NEW: CSPAN TV is showing Bolton hrng, split-screen. (Well, it was.)

“Bolton is the poster child of what the diplomatic corps should not be.” (But he’ll vote him out of committee. Sigh.)


(Note: Voinovich’s speech is far deeper and more profound about our country’s foreign policy than that quote.) CNN/MSNBC covering it live now. MSNBC: “Stunning remarks this morning.” VOINOVICH has guts! Will vote NO! (ALERT: CSPAN3 (wtf?). Listen/watch via CSPAN online. CSPAN3 (video/audio). Laura at War and Piece wrote, “Senate Intelligence committee staff send word that tomorrow’s Bolton hearings by their fellow Foreign Relations committee should be interesting …” More below, with a NEW poll:

Intel committee leadership were briefed yesterday on the NSA intercepts from which Bolton requested the identity of US persons on ten occasions.

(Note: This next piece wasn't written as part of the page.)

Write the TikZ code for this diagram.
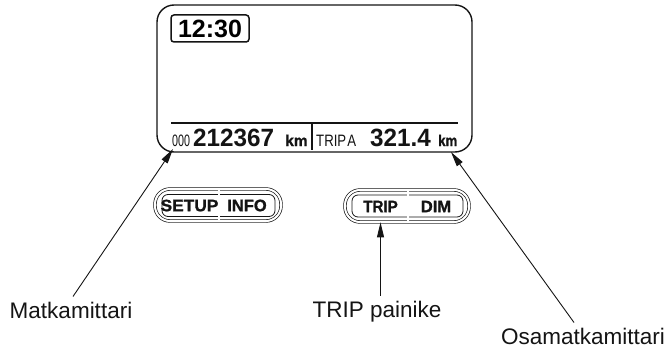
\documentclass[tikz,border=0pt]{standalone}
\usepackage{fontspec}
\setmainfont{Liberation Sans}
\newfontfamily\keyfont[FakeBold=1.2]{Liberation Sans Bold}
\usetikzlibrary{arrows.meta}
\definecolor{PanelInk}{HTML}{141414}
\newcommand\squeeze[2]{\scalebox{#1}[1]{#2}}

\tikzset{
  screen/.style={draw=PanelInk,line width=1.4pt,rounded corners=17pt,
    minimum width=315pt,minimum height=147pt},
  clockbox/.style={draw=PanelInk,line width=1.5pt,rounded corners=3pt,
    minimum width=78pt,minimum height=27pt,inner sep=0pt,
    font=\bfseries\fontsize{25}{25}\selectfont},
  lcdsmall/.style={anchor=base west,inner sep=0pt,text=PanelInk,
    font=\fontsize{16.5}{17}\selectfont},
  lcdbig/.style={anchor=base west,inner sep=0pt,text=PanelInk,
    font=\bfseries\fontsize{25}{26}\selectfont},
  lcdunit/.style={anchor=base west,inner sep=0pt,text=PanelInk,
    font=\keyfont\fontsize{15.5}{16}\selectfont},
  pill/.style={draw=PanelInk,double,double distance=2pt,line width=0.7pt,
    rounded corners=15pt,minimum height=32pt,inner sep=0pt},
  pillin/.style={draw=PanelInk,line width=0.8pt,rounded corners=6pt,
    minimum height=22pt,inner sep=0pt},
  keyline/.style={draw=PanelInk,double,double distance=1.5pt,line width=0.6pt},
  keytext/.style={inner sep=0pt,text=PanelInk,font=\keyfont\fontsize{16.5}{17}\selectfont},
  callout/.style={text=PanelInk,inner sep=5pt,anchor=base,
    font=\fontsize{22.5}{27}\selectfont},
  pointer/.style={draw=PanelInk,line width=0.9pt,-{Triangle[length=15pt,width=7pt]}}
}

\begin{document}
\begin{tikzpicture}[x=1pt,y=-1pt]
  \useasboundingbox (0,0) rectangle (668,350);

  % display
  \node[screen] (screen) at (314.5,78.5) {};
  \node[clockbox] (clock) at (210,28.5) {12:30};
  \draw[PanelInk,line width=2.2pt] (171,123) -- (458,123);
  \draw[PanelInk,line width=2.2pt] (312,123) -- (312,150);
  \node[lcdsmall] (odozero) at (172,146) {\squeeze{0.65}{000}};
  \node[lcdbig] (odonum) at (193,146) {\squeeze{0.97}{212367}};
  \node[lcdunit] (odokm) at (285,146) {km};
  \node[lcdsmall] (tripa) at (316,146) {\squeeze{0.8}{TRIP\kern1.5pt A}};
  \node[lcdbig] (tripnum) at (370,146) {\squeeze{0.97}{321.4}};
  \node[lcdunit] (tripkm) at (438,146) {\squeeze{0.85}{km}};
  \coordinate (odotip) at (173,149);
  \coordinate (triptip) at (451,152);

  % buttons
  \node[pill,minimum width=126pt] (setupinfo) at (218,205) {};
  \node[pillin,minimum width=113pt] at (218.5,205.5) {};
  \draw[keyline] (219,189) -- (219,221);
  \node[keytext] (setup) at (189.5,205.5) {\squeeze{1.05}{SETUP}};
  \node[keytext] (info) at (247,205.5) {INFO};

  \node[pill,minimum width=124pt] (tripdim) at (407,206) {};
  \node[pillin,minimum width=111pt] at (407.5,206) {};
  \draw[keyline] (408,190) -- (408,222);
  \node[keytext] (trip) at (380.5,206.5) {\squeeze{0.92}{TRIP}};
  \node[keytext] (dim) at (436,206.5) {DIM};

  % callouts
  \node[callout] (matka) at (71,318) {Matkamittari};
  \node[callout] (tripbtn) at (377,317) {TRIP painike};
  \node[callout] (osamatka) at (583,344) {Osamatkamittari};
  \draw[pointer] ([xshift=2pt]matka.north) -- (odotip);
  \draw[pointer] (tripbtn.north -| trip) -- (trip |- tripdim.south);
  \draw[pointer] ([xshift=-9pt]osamatka.north) -- (triptip);
\end{tikzpicture}
\end{document}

Senators Rockefeller and Roberts were apparently not told the names from the NSA intercepts; but read the last two graphs of this wire report. An awful lot of fuss from Bolton’s crew involving intelligence community resistance to their hype of a Cuba bioweapons threat, it seems.

Update: One legitimate justification for requesting the US identities from NSA intercepts involves counterintelligence concerns. Did Bolton’s crew try to portray Fulton Armstrong and/or Christian Westermann as spies for Cuba? There seems to be a bizarre degree of extreme reluctance of Fleitz, Freedman and Bolton’s backers now to explain the particular subject at issue or their reason for their heated communications about it or their reluctance to discuss it. Such a witchhunt would constitute an unusually vicious way to attempt to retaliate against intel analysts one disagrees with, wouldn’t it?


Posted by Laura at May 11, 2005 10:14 PM


So, I’m guessing it’ll be on CSPAN2 starting at 10:00 tomorrow (05.12.05) morning.


Here’s the formal announcement of tomorrow’s hearing:

10 a.m.

Foreign Relations

Business meeting to consider the nominations of

John Robert Bolton, of Maryland, to be the U.S.

Representative to the United Nations, with the

rank and status of Ambassador, and the U.S.

Representative in the Security Council of the

United Nations, and to be U.S. Representative to

the Sessions of the General Assembly of the

United Nations during his tenure of service as

U.S. Representative to the United Nations.

SD-419


Update [2005-5-12 6:36:43 by susanhbu]: From NBC First Read, May 12:

The Senate Foreign Relations Committee maybe votes on Bolton, maybe not — depending on how Joe Biden feels about the State Department’s response to his request for additional records. If there is a vote, NBC’s Ken Strickland says all eyes will be on George Voinovich, who appears to be the only committee Republican who remains genuinely undecided; other Republicans on the committee who had earlier expressed reservations about Bolton — Chafee, Hagel, and Murkowski — have at a minimum said they’re inclined to support him. Strickland says that if Voinovich were to vote against Bolton, leaving the panel in a 9-9 tie, the likely result would be the panel sending the nomination to the floor with no recommendation.